You misunderstand, the idea is more of an addition to real-time combat to allow it to be simplified, this will be especially useful for large, extremely active or spread out battles where the player can't easily move around to issue each order required of them.

It gives them more of a sort of 'comand post' or 'flagship' command position where you really just tell your TF's what to do and they'll try and do it, seeking advice if they run into trouble.
But if you really want or have to then you can still issue orders to TF's that think they're doing just fine, it just means moving all over the place to do it, where a TF that is requesting orders would add to your list, and when you click it will pop-up a box with a brief overview of it's status and mb a mini-map showing what is nearby so you can quickly make a decision without moving your view from where your 'camera' is at the time.

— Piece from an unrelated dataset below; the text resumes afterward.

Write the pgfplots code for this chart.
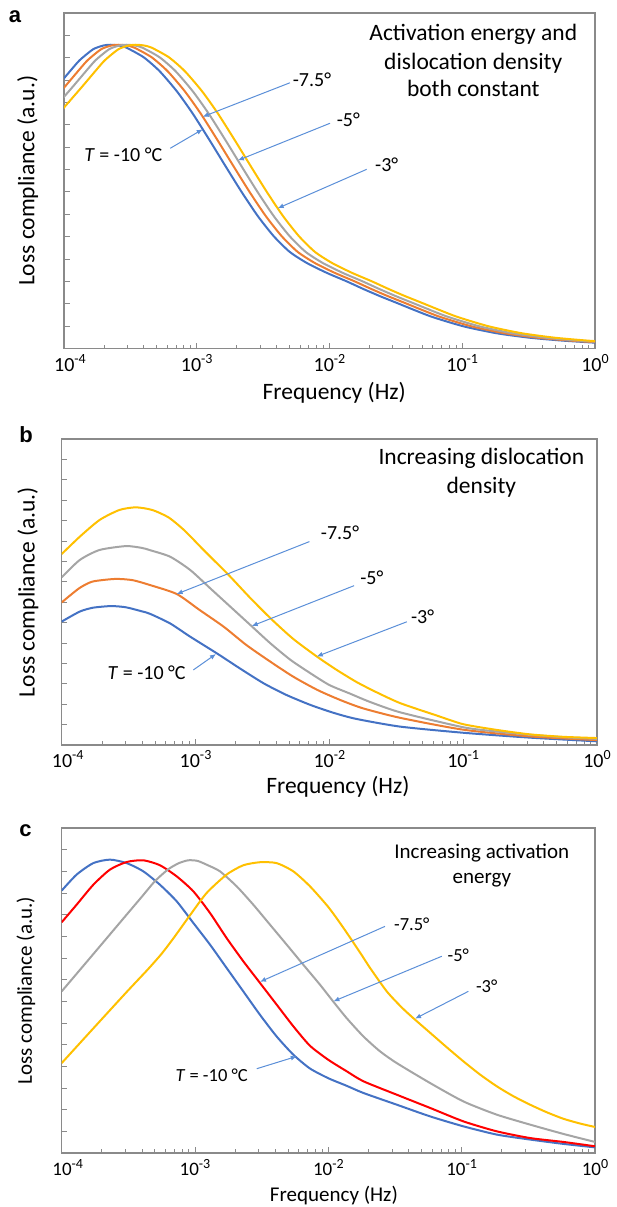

This would also make the 'bullet time' idea I suggested along with it more intuitive. The bullet time would kick in as more situations arise and are added to each player's list, rather than being based on frequency of weapon's fire or such.
That makes sense. It would allow for the normal control of real-time withour the hassle of trying to keep you attention fully focused on all locations at once.

If real-time is implemented, I would like to see this used, but I am still in favor of Phased-Time.

I'm not sure I like the idea of the bullet time though. This would cause each battle to last longer. Either that or it would mean you would have less time for each battle, depending on how the bullet time would work.